→ **Direction**: Write the lines out again, from the top of the material to the line containing "const deltaSw = [183, 159, 9, 8];", pictures excluded.

→ **Source excerpt**:
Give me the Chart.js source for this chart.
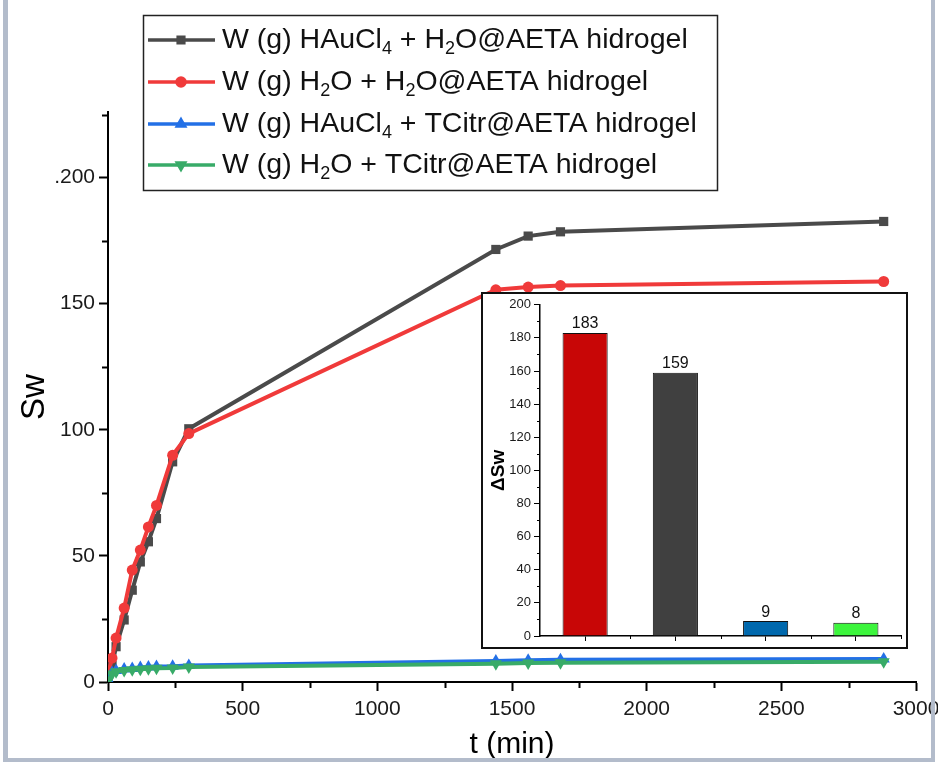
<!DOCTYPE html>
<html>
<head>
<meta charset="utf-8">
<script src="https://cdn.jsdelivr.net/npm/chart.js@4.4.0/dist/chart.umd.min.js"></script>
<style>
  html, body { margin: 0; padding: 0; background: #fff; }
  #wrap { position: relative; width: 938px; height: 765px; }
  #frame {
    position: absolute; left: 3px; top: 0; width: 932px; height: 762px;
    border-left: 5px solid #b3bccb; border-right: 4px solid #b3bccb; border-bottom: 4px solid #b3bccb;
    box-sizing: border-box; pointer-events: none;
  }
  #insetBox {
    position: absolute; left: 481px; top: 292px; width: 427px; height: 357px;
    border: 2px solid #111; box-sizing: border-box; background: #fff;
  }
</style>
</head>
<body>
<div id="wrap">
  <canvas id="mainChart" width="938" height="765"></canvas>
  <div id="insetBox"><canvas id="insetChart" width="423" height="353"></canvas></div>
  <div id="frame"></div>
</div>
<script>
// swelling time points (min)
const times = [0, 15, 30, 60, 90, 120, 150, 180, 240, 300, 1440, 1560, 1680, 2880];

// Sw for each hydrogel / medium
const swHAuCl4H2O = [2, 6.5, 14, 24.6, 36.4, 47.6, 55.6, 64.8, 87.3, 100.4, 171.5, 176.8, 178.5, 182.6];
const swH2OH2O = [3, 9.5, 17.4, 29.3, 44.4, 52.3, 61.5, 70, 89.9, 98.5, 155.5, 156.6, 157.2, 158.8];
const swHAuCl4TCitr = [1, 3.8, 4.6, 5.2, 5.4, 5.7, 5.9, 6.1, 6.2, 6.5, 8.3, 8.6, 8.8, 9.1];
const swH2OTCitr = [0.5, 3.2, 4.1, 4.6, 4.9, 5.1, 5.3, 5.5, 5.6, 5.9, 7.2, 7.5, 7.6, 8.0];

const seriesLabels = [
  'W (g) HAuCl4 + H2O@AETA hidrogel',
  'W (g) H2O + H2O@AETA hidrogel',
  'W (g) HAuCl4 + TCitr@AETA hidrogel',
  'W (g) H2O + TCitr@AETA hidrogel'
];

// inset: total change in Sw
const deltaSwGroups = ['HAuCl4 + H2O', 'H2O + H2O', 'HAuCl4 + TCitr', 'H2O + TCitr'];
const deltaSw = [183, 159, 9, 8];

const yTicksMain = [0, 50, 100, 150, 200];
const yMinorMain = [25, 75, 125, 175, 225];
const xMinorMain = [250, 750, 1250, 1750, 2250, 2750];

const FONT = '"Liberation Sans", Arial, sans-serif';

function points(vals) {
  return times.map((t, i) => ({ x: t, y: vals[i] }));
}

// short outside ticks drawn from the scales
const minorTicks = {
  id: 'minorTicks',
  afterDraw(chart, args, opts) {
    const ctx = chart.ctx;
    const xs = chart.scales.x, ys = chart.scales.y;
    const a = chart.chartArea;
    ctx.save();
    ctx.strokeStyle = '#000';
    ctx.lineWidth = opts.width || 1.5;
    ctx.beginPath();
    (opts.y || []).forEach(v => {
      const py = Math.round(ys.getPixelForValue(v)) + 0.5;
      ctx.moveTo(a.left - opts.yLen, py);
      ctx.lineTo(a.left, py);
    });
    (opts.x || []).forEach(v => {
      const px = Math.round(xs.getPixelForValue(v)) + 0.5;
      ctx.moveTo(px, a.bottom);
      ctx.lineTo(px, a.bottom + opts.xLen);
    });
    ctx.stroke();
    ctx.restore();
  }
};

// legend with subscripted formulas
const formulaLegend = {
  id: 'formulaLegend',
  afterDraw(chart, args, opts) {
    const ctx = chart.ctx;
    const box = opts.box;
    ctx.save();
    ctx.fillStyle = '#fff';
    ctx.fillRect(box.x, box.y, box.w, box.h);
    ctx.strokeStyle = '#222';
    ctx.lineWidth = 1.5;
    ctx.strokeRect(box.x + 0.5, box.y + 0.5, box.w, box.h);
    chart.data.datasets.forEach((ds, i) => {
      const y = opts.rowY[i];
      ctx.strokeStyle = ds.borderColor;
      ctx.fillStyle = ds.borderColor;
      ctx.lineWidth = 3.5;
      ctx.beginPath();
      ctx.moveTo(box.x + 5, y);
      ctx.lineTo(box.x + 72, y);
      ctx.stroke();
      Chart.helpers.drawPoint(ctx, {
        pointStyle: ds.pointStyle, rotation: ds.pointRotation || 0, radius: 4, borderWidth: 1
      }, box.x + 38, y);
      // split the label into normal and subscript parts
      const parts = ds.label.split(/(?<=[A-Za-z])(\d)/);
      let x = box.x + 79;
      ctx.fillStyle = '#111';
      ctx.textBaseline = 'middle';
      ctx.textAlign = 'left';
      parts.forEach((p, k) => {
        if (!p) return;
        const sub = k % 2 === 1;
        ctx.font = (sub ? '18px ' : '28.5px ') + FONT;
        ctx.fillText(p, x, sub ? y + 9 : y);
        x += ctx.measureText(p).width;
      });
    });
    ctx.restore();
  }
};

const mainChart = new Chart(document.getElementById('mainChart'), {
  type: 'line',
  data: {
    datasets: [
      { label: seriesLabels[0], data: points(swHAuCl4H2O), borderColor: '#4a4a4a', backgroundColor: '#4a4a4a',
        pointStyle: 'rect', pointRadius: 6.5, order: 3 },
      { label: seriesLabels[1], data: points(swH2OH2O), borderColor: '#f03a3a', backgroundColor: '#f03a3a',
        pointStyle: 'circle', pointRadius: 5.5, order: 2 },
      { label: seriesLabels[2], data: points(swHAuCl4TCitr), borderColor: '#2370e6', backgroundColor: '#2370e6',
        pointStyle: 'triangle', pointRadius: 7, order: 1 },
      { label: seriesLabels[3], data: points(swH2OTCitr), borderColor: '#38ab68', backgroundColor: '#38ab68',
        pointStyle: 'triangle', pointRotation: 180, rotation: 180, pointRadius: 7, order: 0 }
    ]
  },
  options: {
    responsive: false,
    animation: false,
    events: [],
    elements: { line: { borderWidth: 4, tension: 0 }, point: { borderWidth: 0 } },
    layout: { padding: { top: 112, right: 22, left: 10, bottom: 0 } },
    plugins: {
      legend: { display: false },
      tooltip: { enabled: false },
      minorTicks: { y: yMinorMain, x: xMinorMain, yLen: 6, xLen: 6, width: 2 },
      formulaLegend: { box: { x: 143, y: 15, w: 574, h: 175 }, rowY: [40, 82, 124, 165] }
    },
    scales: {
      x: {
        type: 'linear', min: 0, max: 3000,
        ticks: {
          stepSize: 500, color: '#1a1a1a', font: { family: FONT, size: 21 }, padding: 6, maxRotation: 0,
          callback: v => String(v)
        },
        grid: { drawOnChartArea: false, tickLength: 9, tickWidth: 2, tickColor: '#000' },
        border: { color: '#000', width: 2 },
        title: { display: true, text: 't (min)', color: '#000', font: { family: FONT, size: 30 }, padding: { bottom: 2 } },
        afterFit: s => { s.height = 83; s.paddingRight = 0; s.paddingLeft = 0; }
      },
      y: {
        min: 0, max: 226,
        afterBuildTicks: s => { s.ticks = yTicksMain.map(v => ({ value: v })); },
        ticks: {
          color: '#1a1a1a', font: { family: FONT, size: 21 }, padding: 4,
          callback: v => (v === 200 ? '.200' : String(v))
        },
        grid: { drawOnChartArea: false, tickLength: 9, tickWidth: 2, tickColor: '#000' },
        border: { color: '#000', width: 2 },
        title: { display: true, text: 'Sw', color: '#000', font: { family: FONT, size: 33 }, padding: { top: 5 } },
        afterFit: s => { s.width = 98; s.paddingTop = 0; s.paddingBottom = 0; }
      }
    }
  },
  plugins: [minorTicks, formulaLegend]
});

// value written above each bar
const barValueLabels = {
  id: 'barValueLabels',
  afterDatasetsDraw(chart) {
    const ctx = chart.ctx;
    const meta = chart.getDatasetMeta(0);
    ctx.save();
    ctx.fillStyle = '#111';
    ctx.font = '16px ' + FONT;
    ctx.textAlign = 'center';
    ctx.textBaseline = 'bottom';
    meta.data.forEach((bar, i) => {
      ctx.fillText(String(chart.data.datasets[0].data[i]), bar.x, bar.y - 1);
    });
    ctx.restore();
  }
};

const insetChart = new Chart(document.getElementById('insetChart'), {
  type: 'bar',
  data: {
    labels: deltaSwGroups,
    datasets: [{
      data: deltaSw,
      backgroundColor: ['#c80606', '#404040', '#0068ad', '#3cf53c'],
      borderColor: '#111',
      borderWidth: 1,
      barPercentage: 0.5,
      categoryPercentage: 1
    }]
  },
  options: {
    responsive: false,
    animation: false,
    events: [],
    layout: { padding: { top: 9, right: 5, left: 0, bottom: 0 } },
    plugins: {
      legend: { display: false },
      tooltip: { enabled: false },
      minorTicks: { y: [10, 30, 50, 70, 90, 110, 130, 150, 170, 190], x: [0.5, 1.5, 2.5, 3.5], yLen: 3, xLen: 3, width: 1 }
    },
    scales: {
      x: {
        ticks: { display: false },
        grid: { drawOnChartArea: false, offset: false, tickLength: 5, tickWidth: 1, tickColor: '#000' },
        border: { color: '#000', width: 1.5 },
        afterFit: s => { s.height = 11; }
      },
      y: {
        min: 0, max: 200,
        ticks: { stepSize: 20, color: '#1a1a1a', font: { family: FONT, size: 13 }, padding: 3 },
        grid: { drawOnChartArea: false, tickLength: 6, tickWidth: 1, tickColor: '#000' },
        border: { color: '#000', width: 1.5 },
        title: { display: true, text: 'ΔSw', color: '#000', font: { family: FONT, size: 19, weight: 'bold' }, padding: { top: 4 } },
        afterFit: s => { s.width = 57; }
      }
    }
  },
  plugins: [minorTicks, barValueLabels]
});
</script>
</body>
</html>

→ **Output**:
Give me the Chart.js source for this chart.
<!DOCTYPE html>
<html>
<head>
<meta charset="utf-8">
<script src="https://cdn.jsdelivr.net/npm/chart.js@4.4.0/dist/chart.umd.min.js"></script>
<style>
  html, body { margin: 0; padding: 0; background: #fff; }
  #wrap { position: relative; width: 938px; height: 765px; }
  #frame {
    position: absolute; left: 3px; top: 0; width: 932px; height: 762px;
    border-left: 5px solid #b3bccb; border-right: 4px solid #b3bccb; border-bottom: 4px solid #b3bccb;
    box-sizing: border-box; pointer-events: none;
  }
  #insetBox {
    position: absolute; left: 481px; top: 292px; width: 427px; height: 357px;
    border: 2px solid #111; box-sizing: border-box; background: #fff;
  }
</style>
</head>
<body>
<div id="wrap">
  <canvas id="mainChart" width="938" height="765"></canvas>
  <div id="insetBox"><canvas id="insetChart" width="423" height="353"></canvas></div>
  <div id="frame"></div>
</div>
<script>
// swelling time points (min)
const times = [0, 15, 30, 60, 90, 120, 150, 180, 240, 300, 1440, 1560, 1680, 2880];

// Sw for each hydrogel / medium
const swHAuCl4H2O = [2, 6.5, 14, 24.6, 36.4, 47.6, 55.6, 64.8, 87.3, 100.4, 171.5, 176.8, 178.5, 182.6];
const swH2OH2O = [3, 9.5, 17.4, 29.3, 44.4, 52.3, 61.5, 70, 89.9, 98.5, 155.5, 156.6, 157.2, 158.8];
const swHAuCl4TCitr = [1, 3.8, 4.6, 5.2, 5.4, 5.7, 5.9, 6.1, 6.2, 6.5, 8.3, 8.6, 8.8, 9.1];
const swH2OTCitr = [0.5, 3.2, 4.1, 4.6, 4.9, 5.1, 5.3, 5.5, 5.6, 5.9, 7.2, 7.5, 7.6, 8.0];

const seriesLabels = [
  'W (g) HAuCl4 + H2O@AETA hidrogel',
  'W (g) H2O + H2O@AETA hidrogel',
  'W (g) HAuCl4 + TCitr@AETA hidrogel',
  'W (g) H2O + TCitr@AETA hidrogel'
];

// inset: total change in Sw
const deltaSwGroups = ['HAuCl4 + H2O', 'H2O + H2O', 'HAuCl4 + TCitr', 'H2O + TCitr'];
const deltaSw = [183, 159, 9, 8];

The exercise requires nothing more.